Doktor Universitas Gadjah Mada (UGM) Yogyakarta ini menyebutkan, ada tiga model kelembagaan perpajakan yang dipraktikkan oleh negara-negara di dunia. Pertama, model pengelolaan pajak oleh satu direktorat jenderal yang melekat dengan Kementerian Keuangan (Kemenkeu). Kedua, model pengelolaan pajak oleh lembaga otoritas semi independen. Ketiga, model pengelolaan pajak oleh otoritas pajak independen atau lepas dari Kemenkeu. Prof ESI menyimpulkan, model tersebut sebagai badan otoritas penerimaan negara.

“Dalam Pasal 23A UUD (Undang-Undang Dasar) 1945 mengenai pemungutan pajak, yang kita tahu kontribusinya 70-80 persen terhadap penerimaan negara, namun hanya dikelola oleh pejabat setingkat eselon I, DJP di bawah Kemenkeu.
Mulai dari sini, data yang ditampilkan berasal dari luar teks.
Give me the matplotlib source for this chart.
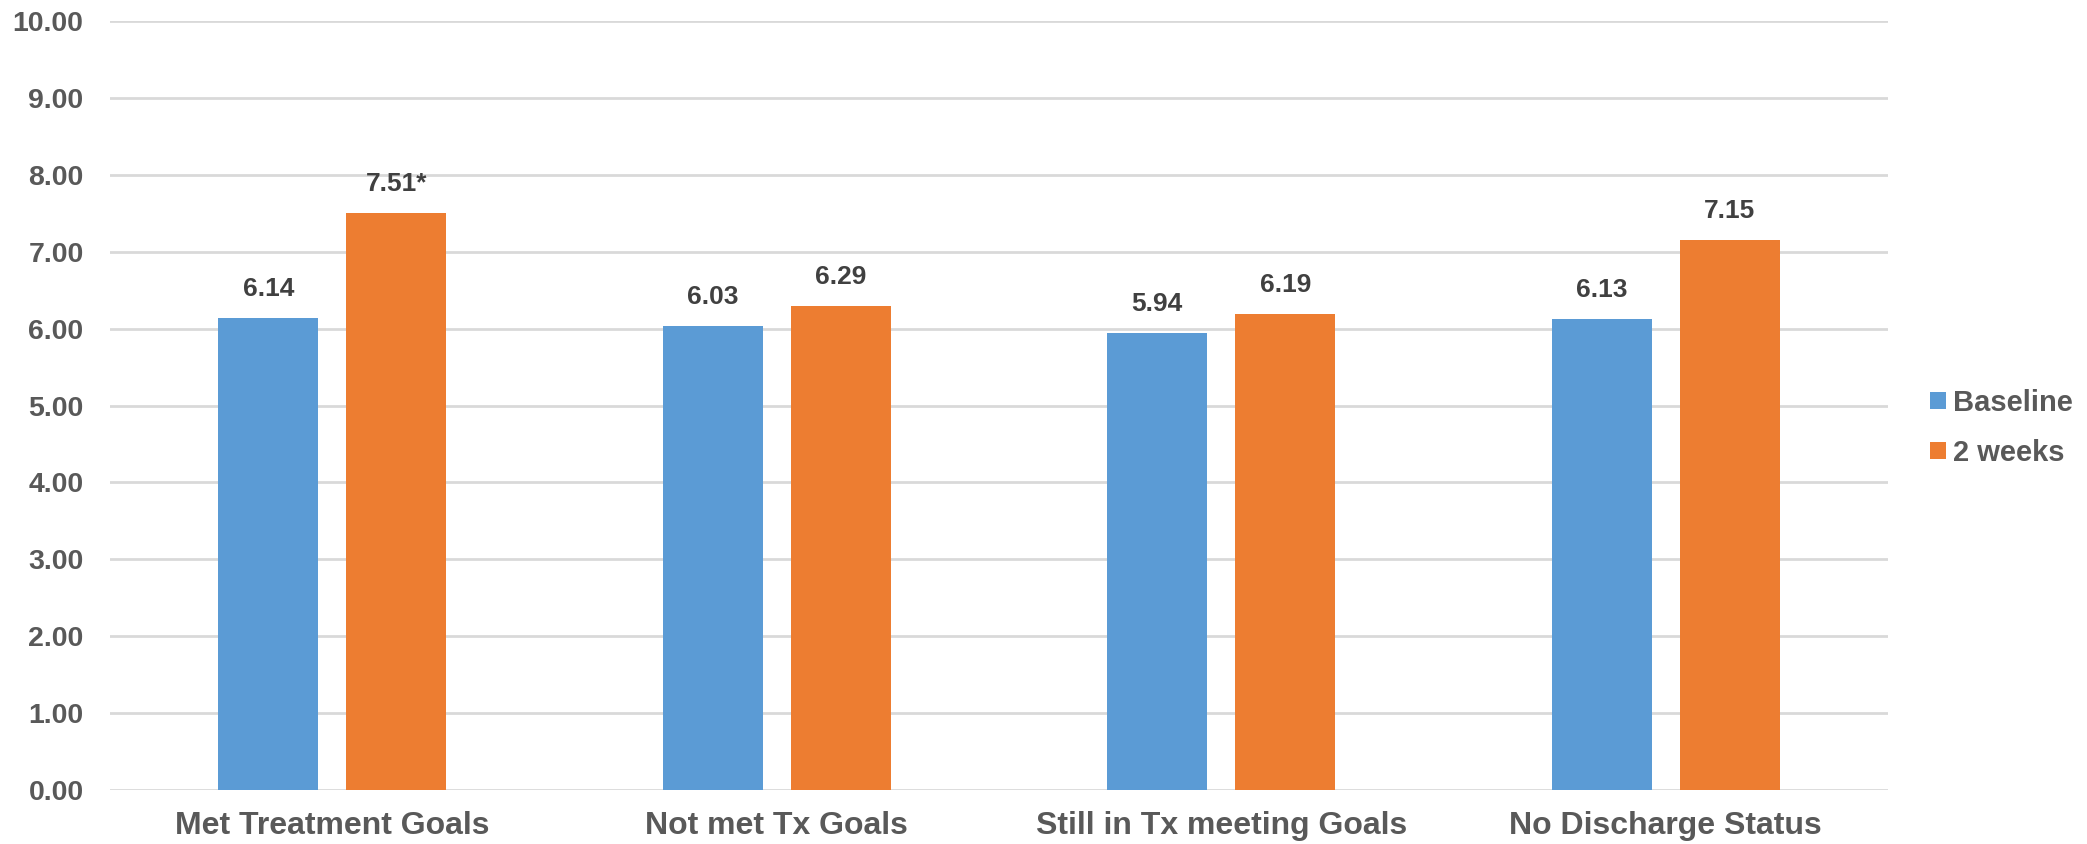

Akibatnya DJP tidak akan bisa merespons tuntutan lingkungan, masyarakat, dan negara di waktu yang sama. Pengelolaan yang bersifat mandiri dan independen, lebih tepat untuk Indonesia. Hal ini demi memenuhi kebutuhan pengelolaan pajak yang selama ini belum berhasil menjadikan APBN mandiri, sehingga nantinya utang tidak semakin banyak. Kebutuhan kesejahteraan rakyat harus terpenuhi oleh negara,” ujar salah satu pendiri klaster riset politic of taxation, welfare and national resilience (PolTax) Fakultas Ilmu Administrasi Universitas Indonesia ini.

Di sisi lain, Prof ESI menganalisis, terjadi anomali pada struktur kelembagaan di tubuh DJP—tidak berdasarkan Undang-Undang Nomor 39 Tahun 2008 tentang Kementerian Negara dan Peraturan Presiden (Perpres) Nomor 7 Tahun 2015 tentang Organisasi Kementerian Negara. Dalam Pasal 16 Perpres Nomor 7 Tahun 2015 ditegaskan bahwa direktorat jenderal terdiri atas sekretariat direktorat jenderal dan paling banyak lima direktorat.